The bold, distinctive style of Paula Rego’s paintings has acquired for her not only an ever-increasing critical reputation but also an unusually large and enthusiastic following. Her be-ribboned little-girl heroines and fairy-tale characters seem firmly rooted in childhood, yet the innocence of this art is darkened by the underlying themes of power, domination and rebellion, sexuality and gender, that run through her work. Here Rego has turned to the nursery rhyme as a source for her imagery. It is a genre that perfectly complements her art; full of double meanings, rhymes are written from a child’s perspective but are open to adult interpretation. Twenty-six well-known nursery rhymes are accompanied by a series of etchings which she has executed spontaneously as a child might, drawing directly on the plate without preparatory planning. Following the traditions of earlier artists such as Beatrix Potter, she treats the fantastic realistically, dressing animals in human costume and using dream-like dislocations of scale. These are wonderfully comic and rich illustrations with a hint of the sinister, that turn classic nursery rhymes into colourful stories about folly and delusion, cruelty, convention and sex.
Table of Contents
Introduction by Marina Warner • Humpty Dumpty • Jack and Jill • Baa, baa, black sheep See-saw, Margery Daw • Little Miss Muffet • Ride a cock-horse • Mary, Mary, quite contrary Who killed Cock Robin? • Old Mother Hubbard • Hey diddle diddle • Rub-a-dub-dub • Three blind mice • Mother Goose • Goosey, goosey gander • Ladybird, ladybird • Rock-a-bye, baby Polly, put the kettle on • Old King Cole • How many miles to Babylon • Hickety, pickety Sing a song of sixpence • A frog he would a wooing-go • The old woman who lived in a shoe • Ring-a-ring o’ roses • There was a man of double deed • The grand old Duke of York
Paula Rego was born in Lisbon on 26 January 1935. She grew up in a republican and liberal family, linked to both English and French culture, and studied at St. Julian's School in Carcavelos, spending her childhood and adolescence in Estoril. In the 1950s, her father encouraged her to pursue her artistic career away from the Portugal of Salazar's dictatorship, and Paula Rego enrolled at the prestigious Slade School of Fine Art in London, aged just 17. She met several artists at the school, including her future husband, Victor Willing, whom she married in 1959 and with whom she would later have three children (Carolina, Victoria and Nicholas).

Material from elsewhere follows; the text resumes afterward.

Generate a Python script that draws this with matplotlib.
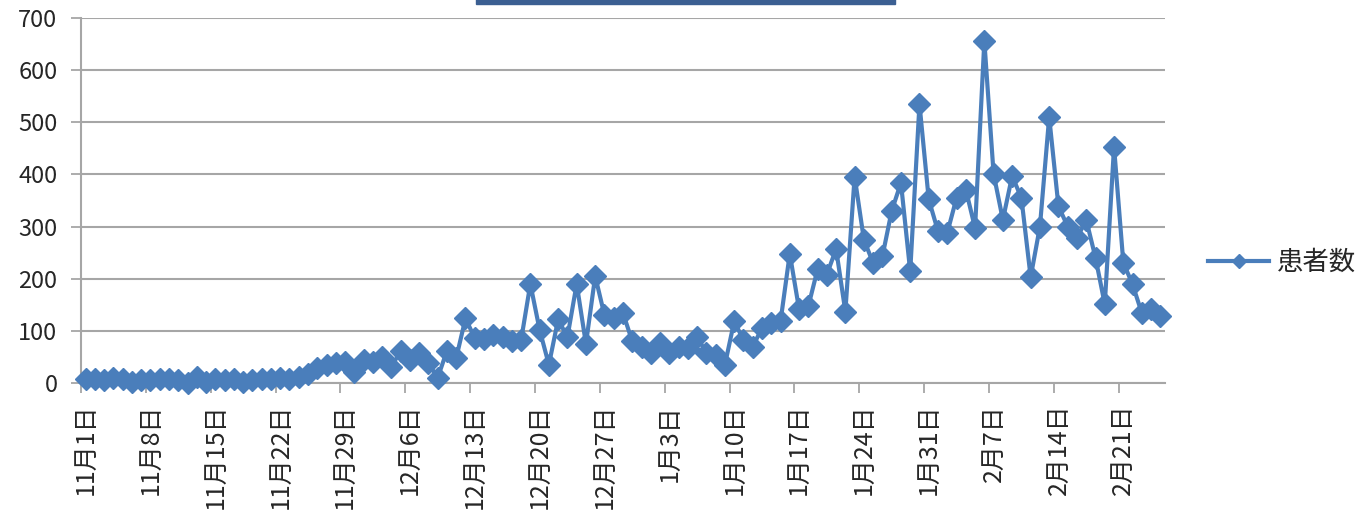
import matplotlib
matplotlib.use("Agg")
import matplotlib.pyplot as plt
from matplotlib.patches import Rectangle

plt.rcParams['font.family'] = ['Noto Sans CJK JP', 'DejaVu Sans']

# 日別の患者数 (11月1日 〜 2月25日)
NOV = [7, 8, 6, 9, 7, 1, 6, 5, 7, 8, 6, 0, 12, 2, 7, 6, 8, 1, 6, 8,
       7, 9, 8, 11, 18, 28, 35, 38, 40, 22]
DEC = [44, 41, 50, 31, 62, 45, 58, 38, 10, 62, 48, 124, 86, 85, 92, 88,
       80, 82, 190, 102, 35, 122, 88, 190, 75, 205, 130, 125, 134, 80, 70]
JAN = [57, 76, 57, 70, 67, 89, 57, 54, 35, 118, 83, 70, 105, 115, 118, 248,
       142, 147, 218, 208, 257, 137, 396, 275, 230, 243, 330, 384, 214, 535, 352]
FEB = [291, 288, 355, 371, 297, 656, 401, 313, 397, 355, 203, 300, 510,
       339, 300, 278, 313, 240, 151, 453, 231, 189, 134, 141, 128]

TICK_LABELS = ["11月1日", "11月8日", "11月15日", "11月22日", "11月29日",
               "12月6日", "12月13日", "12月20日", "12月27日", "1月3日",
               "1月10日", "1月17日", "1月24日", "1月31日", "2月7日",
               "2月14日", "2月21日"]
SERIES_NAME = "患者数"

BLUE = "#4A7EBB"
GRID = "#A6A6A6"
TEXT = "#262626"
W, H = 1371, 524

values = NOV + DEC + JAN + FEB
days = list(range(len(values)))

fig = plt.figure(figsize=(W / 100, H / 100), dpi=100)
ax = fig.add_axes([81 / W, 1 - 383 / H, (1165 - 81) / W, (383 - 18) / H])

ax.plot(days, values, color=BLUE, lw=3, marker="D", ms=11.5,
        markeredgewidth=1, label=SERIES_NAME, clip_on=False, zorder=3)

ax.set_xlim(-0.5, len(values) - 0.5)
ax.set_ylim(0, 700)
ax.set_yticks(range(0, 701, 100))
ax.grid(axis="y", color=GRID, lw=1.5)
ax.set_axisbelow(True)

# 目盛線は週の境界, ラベルは各週の日付
ax.set_xticks([d - 0.5 for d in range(0, len(values), 7)])
ax.set_xticklabels([])
ax.set_xticks(range(0, len(values), 7), minor=True)
ax.set_xticklabels(TICK_LABELS, minor=True, rotation=90, va="top", ha="center")
ax.tick_params(axis="x", which="major", length=7, width=1.3, color=GRID, direction="out")
ax.tick_params(axis="x", which="minor", length=0, pad=15, labelsize=18, labelcolor=TEXT)
ax.tick_params(axis="y", length=7, width=1.3, color=GRID, pad=10, labelsize=17, labelcolor=TEXT)

for s in ["top", "right"]:
    ax.spines[s].set_visible(False)
for s in ["left", "bottom"]:
    ax.spines[s].set_color(GRID)
    ax.spines[s].set_linewidth(1.5)

leg = ax.legend(loc="center left", bbox_to_anchor=(1.04, 0.33), frameon=False,
                borderaxespad=0, borderpad=0, handlelength=2.3, handletextpad=0.3,
                prop={"size": 19})
leg.legend_handles[0].set_markersize(7)
for t in leg.get_texts():
    t.set_color(TEXT)

# 上端で切れているタイトル枠
fig.add_artist(Rectangle((476 / W, 1 - 3.5 / H), (895 - 476) / W, 8 / H,
                         transform=fig.transFigure, color="#3B5F92", zorder=5))

fig.savefig("out.png", dpi=100)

A painter and art critic, Victor Willing (1928, Alexandria - 1988, London) became one of the foremost critics of Paula Rego's work and, on several occasions, made what have proved to be some fundamental interpretations of her work. In fact, many of her pieces contain either explicit or implicit references to "Vic". These references are most noticeable in work produced from the mid-1980s, while her husband was in the final stages of the multiple sclerosis which eventually led to his death.
Having divided her time between Portugal and London throughout the 1960s, Paula Rego settled permanently in London in 1976. However, she continued to visit Portugal frequently, returning mostly to her family home in Ericeira. This house was to become a regular feature of her artistic work, since it held many memories and evoked images relating to a certain "Portuguese culture" she associated with her childhood. A further link to Portuguese culture would come later, in the form of Lila Nunes, Vic's former nurse, who is of Portuguese background and has been Paula's favourite model since 1988.
Paula Rego's work got her important recognition fairly early on in her career but it was in particular after the 1990s, when the artist was already in her fifties, that she became a fundamental reference not only in Portuguese and English art circles, but all over the world. She was regularly invited to produce work for galleries and specific exhibitions, often establishing a dialogue with their collections. In 1990, she was appointed the first Associated Artist of the National Gallery in London.
With her prodigious imagination, Paula Rego has explored many different techniques and artistic languages over the course of her career, while continuing to display surprising coherence throughout her work. She has held countless solo and retrospective exhibitions at leading international museums and galleries, as well as winning a host of awards and prizes.
She currently lives and works in London, and is represented by Marlborough Fine Art.